“For Dante believed that you did not make yourself, you conformed yourself to the calling chosen for you by God.”
This is from Anthony Esolen’s commentary on Purgatory in his translation of the Divine Comedy.
Dante focuses on the Capet’s who were in the dynasty of politics of Florence. One son became a monk another came from humble beginnings and rose to the throne of Florence. Dante talks about St. Nicholas and how he saved three daughters from poverty and prostitution by giving anonymous gifts to them for their dowries, so they could marry, instead of relegated to destitution. Dante contrasts this generosity with political marriages to secure wealth and dynasties. Dante also speaks of the myth of Midas who with his touch, turns everything to gold. It’s great, he’d be financially set for his entire life. But how could he eat, how could he love another? Everything he touched would become gold. Wealth can become a god and everything else becomes less than.
In America, one myth goes: we must reach the American dream. Many have seen this as become a self made man. (Not a new idea–Dante exemplifies this in Hugh Capet). In this whole work–the Divine Comedy–we have seen how following one’s own will leads to destruction and hurt.
Must we all become monks? Of course not. But there is something to God’s call or purpose in your life. All that we do should be to the glory of God, not to our own glory. His call on our life is for Good because God is good. He knows what is best for us. When following our own desires, this usually leads to the person becoming lost. Lost in vice. Lost in another’s will. Lost in the dark, not knowing where to go next. What the purpose of this life is. Searching–one thing to the next. Possibly trying to make sense of each desire and action. Or just fumbling in the dark and not thinking about any of it, until one day the person wakes up and wonders how they got where they are.
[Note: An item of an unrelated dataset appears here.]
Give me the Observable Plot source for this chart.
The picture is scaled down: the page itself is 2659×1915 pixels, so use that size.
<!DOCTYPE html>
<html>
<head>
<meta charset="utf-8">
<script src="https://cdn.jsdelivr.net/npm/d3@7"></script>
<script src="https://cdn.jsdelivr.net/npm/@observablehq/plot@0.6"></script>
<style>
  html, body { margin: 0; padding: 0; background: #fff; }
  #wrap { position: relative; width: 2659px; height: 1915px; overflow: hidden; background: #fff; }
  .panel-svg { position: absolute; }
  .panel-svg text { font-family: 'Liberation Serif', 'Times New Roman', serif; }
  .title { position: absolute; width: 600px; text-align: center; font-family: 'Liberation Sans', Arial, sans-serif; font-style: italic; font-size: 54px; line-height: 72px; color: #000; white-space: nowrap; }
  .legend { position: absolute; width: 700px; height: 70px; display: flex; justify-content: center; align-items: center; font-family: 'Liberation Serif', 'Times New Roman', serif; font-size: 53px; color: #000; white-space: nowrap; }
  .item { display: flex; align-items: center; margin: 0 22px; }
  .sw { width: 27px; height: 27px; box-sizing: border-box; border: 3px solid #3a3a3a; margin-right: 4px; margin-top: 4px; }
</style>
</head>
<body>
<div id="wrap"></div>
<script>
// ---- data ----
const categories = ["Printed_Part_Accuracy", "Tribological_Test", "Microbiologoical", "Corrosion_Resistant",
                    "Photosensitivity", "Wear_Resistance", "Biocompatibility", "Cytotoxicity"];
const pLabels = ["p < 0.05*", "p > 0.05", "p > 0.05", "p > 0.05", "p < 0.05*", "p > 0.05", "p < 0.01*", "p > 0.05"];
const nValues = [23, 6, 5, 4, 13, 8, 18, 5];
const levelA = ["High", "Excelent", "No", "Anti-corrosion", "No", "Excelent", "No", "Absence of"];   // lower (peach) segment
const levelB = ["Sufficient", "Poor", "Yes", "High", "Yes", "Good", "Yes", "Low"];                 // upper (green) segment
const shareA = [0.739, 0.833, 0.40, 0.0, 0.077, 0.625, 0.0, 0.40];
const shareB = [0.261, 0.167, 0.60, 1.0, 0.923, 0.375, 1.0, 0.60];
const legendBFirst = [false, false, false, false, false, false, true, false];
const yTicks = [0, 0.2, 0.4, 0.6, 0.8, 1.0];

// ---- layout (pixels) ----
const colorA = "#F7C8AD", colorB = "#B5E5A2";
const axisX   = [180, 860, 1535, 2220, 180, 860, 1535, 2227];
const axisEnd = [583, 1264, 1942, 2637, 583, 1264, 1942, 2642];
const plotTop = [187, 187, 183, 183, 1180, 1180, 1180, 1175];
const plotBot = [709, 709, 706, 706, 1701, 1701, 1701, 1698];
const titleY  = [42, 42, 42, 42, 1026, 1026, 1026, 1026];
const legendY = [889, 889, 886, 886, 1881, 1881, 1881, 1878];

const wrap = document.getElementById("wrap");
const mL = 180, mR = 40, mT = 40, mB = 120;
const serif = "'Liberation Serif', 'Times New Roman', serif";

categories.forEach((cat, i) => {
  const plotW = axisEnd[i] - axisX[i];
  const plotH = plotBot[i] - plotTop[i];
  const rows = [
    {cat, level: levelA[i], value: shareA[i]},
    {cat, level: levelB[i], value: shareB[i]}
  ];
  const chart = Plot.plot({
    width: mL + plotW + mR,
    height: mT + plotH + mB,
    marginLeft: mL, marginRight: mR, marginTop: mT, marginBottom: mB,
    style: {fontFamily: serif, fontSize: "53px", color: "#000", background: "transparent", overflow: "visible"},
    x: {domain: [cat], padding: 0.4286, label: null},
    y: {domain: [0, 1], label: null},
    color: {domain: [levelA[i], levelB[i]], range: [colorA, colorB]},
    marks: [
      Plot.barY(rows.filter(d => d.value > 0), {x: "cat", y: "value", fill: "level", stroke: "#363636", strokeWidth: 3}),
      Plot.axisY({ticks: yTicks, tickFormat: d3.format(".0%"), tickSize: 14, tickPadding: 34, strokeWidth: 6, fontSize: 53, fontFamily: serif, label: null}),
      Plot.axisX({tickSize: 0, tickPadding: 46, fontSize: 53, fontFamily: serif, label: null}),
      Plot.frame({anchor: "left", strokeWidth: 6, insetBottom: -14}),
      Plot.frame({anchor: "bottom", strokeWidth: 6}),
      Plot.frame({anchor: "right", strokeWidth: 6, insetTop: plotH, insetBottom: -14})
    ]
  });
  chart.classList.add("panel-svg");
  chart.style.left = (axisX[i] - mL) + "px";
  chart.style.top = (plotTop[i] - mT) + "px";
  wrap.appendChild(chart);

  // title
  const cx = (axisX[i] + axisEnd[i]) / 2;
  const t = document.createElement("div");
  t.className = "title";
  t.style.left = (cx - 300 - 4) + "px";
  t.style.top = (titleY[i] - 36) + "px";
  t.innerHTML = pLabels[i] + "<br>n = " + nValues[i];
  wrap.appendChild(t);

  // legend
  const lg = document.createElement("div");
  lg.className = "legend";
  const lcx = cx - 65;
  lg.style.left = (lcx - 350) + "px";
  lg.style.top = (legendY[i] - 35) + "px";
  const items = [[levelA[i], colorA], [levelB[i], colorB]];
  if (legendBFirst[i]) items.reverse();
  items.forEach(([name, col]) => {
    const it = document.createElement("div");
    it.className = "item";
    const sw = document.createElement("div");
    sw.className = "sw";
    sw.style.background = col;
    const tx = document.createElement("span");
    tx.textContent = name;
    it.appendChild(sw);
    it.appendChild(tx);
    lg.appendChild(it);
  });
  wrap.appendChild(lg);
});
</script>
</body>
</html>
The way Western culture has gone is not a new thing. My professor friend, Dr. Moser pointed out to me that society has become more accepting of the fumblings of our human free will. “Do what you will” see what happens. “We can’t stop what a person will do; we don’t have the right.” Or, “they won’t listen anyway.”
It is as though the moral compass has been thrown into the sea. Or everyone has their own understanding of morality. Only objective truth rules the day.
We have individualized each will–not certain which will is correct. This is a generalization. But it is definitely true in our ideas of love and relationships. The human desire to love and be loved has existed for all time. And our distorted view has as well. Yet, breaking family bonds and vows was less acceptable, but is now very easy and highly acceptable. “It’s just what happens.” Someone has called divorce an epidemic. I would have to agree.
But I am going on a tangent. Dante saw the self-made man as a dangerous concept. We should have pause as the idea of becoming self-made. It may lead us on a painful, dark path.
As Capet shares the stories of avarice in the city of Florence, the reader has to remember we are in Purgatory. Capet wants the same thing as Dante, the redemption of that city. Even the avaricious and those who have sinned and fallen away, always have the chance to repent. And when we repent, consequences do not go away, but a light returns to the sinful soul. A purpose that was ignored returns. Salvation comes to the repentant. There is always hope for the repentant sinner.